### WHAT IS REQUIRED
Your job is to retype all of the data word for word, leaving every image out.

—————

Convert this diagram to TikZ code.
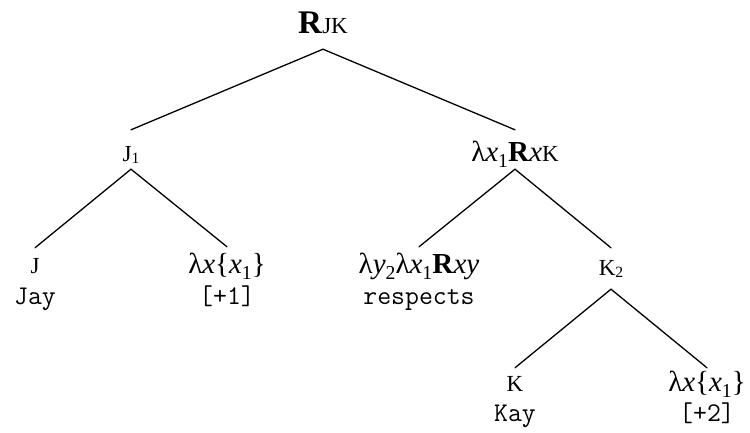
\documentclass[tikz,border=0pt]{standalone}
\usepackage{fontspec}
\usepackage{graphicx}
\setmainfont{Liberation Serif}
% helpers for the semantic labels
\newcommand\dn[1]{\raisebox{-0.22em}{\scalebox{0.68}{#1}}}
\newcommand\itv[1]{\textit{#1}}
\newcommand\smc[1]{{\fontsize{23}{23}\selectfont #1}}
\newcommand\lexp{\fontsize{29}{29}\selectfont}
\newcommand\word{\ttfamily\fontsize{27}{27}\selectfont}
\begin{document}
\begin{tikzpicture}[x=1pt,y=1pt,
  tn/.style 2 args={inner sep=0pt, anchor=base, text height=#1, text depth=#2},
  edge/.style={line width=1.3pt, line cap=round}]
\useasboundingbox (0,0) rectangle (750,432);

% root
\node[tn={22pt}{15pt}] (root) at (323,398) {{\fontsize{33}{33}\selectfont\textbf{R}}\smc{JK}};

% first level
\node[tn={31pt}{8pt}] (j1) at (131,271) {\smc{J}\dn{\smc{1}}};
\node[tn={31pt}{8pt}] (r1) at (515,271) {\lexp λ\itv{x}\dn{1}\textbf{R}\itv{x}\smc{K}};

% second level
\node[tn={25pt}{4pt}] (j) at (35,159) {\smc{J}};
\node[tn={20pt}{6pt}] (jay) at (35,128) {\word Jay};
\node[tn={26pt}{6pt}] (lx1) at (227,159) {\lexp λ\itv{x}\{\itv{x}\dn{1}\}};
\node[tn={20pt}{6pt}] (p1) at (227,128) {\word [+1]};
\node[tn={26pt}{6pt}] (lyx) at (419,159) {\lexp λ\itv{y}\dn{2}λ\itv{x}\dn{1}\textbf{R}\itv{x}\itv{y}};
\node[tn={20pt}{6pt}] (resp) at (419,128) {\word respects};
\node[tn={27pt}{14pt}] (k2) at (611,157) {\smc{K}\dn{\smc{2}}};

% third level
\node[tn={23pt}{4pt}] (k) at (515,41) {\smc{K}};
\node[tn={20pt}{6pt}] (kay) at (515,11) {\word Kay};
\node[tn={23pt}{6pt}] (lx2) at (707,41) {\lexp λ\itv{x}\{\itv{x}\dn{1}\}};
\node[tn={20pt}{6pt}] (p2) at (707,11) {\word [+2]};

% branches
\draw[edge] (root.south) -- (j1.north);
\draw[edge] (root.south) -- (r1.north);
\draw[edge] (j1.south) -- (j.north);
\draw[edge] (j1.south) -- (lx1.north);
\draw[edge] (r1.south) -- (lyx.north);
\draw[edge] (r1.south) -- (k2.north);
\draw[edge] (k2.south) -- (k.north);
\draw[edge] (k2.south) -- (lx2.north);
\end{tikzpicture}
\end{document}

—————

### COMPLETE ANSWER
Convert this diagram to TikZ code.
\documentclass[tikz,border=0pt]{standalone}
\usepackage{fontspec}
\usepackage{graphicx}
\setmainfont{Liberation Serif}
% helpers for the semantic labels
\newcommand\dn[1]{\raisebox{-0.22em}{\scalebox{0.68}{#1}}}
\newcommand\itv[1]{\textit{#1}}
\newcommand\smc[1]{{\fontsize{23}{23}\selectfont #1}}
\newcommand\lexp{\fontsize{29}{29}\selectfont}
\newcommand\word{\ttfamily\fontsize{27}{27}\selectfont}
\begin{document}
\begin{tikzpicture}[x=1pt,y=1pt,
  tn/.style 2 args={inner sep=0pt, anchor=base, text height=#1, text depth=#2},
  edge/.style={line width=1.3pt, line cap=round}]
\useasboundingbox (0,0) rectangle (750,432);

% root
\node[tn={22pt}{15pt}] (root) at (323,398) {{\fontsize{33}{33}\selectfont\textbf{R}}\smc{JK}};

% first level
\node[tn={31pt}{8pt}] (j1) at (131,271) {\smc{J}\dn{\smc{1}}};
\node[tn={31pt}{8pt}] (r1) at (515,271) {\lexp λ\itv{x}\dn{1}\textbf{R}\itv{x}\smc{K}};

% second level
\node[tn={25pt}{4pt}] (j) at (35,159) {\smc{J}};
\node[tn={20pt}{6pt}] (jay) at (35,128) {\word Jay};
\node[tn={26pt}{6pt}] (lx1) at (227,159) {\lexp λ\itv{x}\{\itv{x}\dn{1}\}};
\node[tn={20pt}{6pt}] (p1) at (227,128) {\word [+1]};
\node[tn={26pt}{6pt}] (lyx) at (419,159) {\lexp λ\itv{y}\dn{2}λ\itv{x}\dn{1}\textbf{R}\itv{x}\itv{y}};
\node[tn={20pt}{6pt}] (resp) at (419,128) {\word respects};
\node[tn={27pt}{14pt}] (k2) at (611,157) {\smc{K}\dn{\smc{2}}};

% third level
\node[tn={23pt}{4pt}] (k) at (515,41) {\smc{K}};
\node[tn={20pt}{6pt}] (kay) at (515,11) {\word Kay};
\node[tn={23pt}{6pt}] (lx2) at (707,41) {\lexp λ\itv{x}\{\itv{x}\dn{1}\}};
\node[tn={20pt}{6pt}] (p2) at (707,11) {\word [+2]};

% branches
\draw[edge] (root.south) -- (j1.north);
\draw[edge] (root.south) -- (r1.north);
\draw[edge] (j1.south) -- (j.north);
\draw[edge] (j1.south) -- (lx1.north);
\draw[edge] (r1.south) -- (lyx.north);
\draw[edge] (r1.south) -- (k2.north);
\draw[edge] (k2.south) -- (k.north);
\draw[edge] (k2.south) -- (lx2.north);
\end{tikzpicture}
\end{document}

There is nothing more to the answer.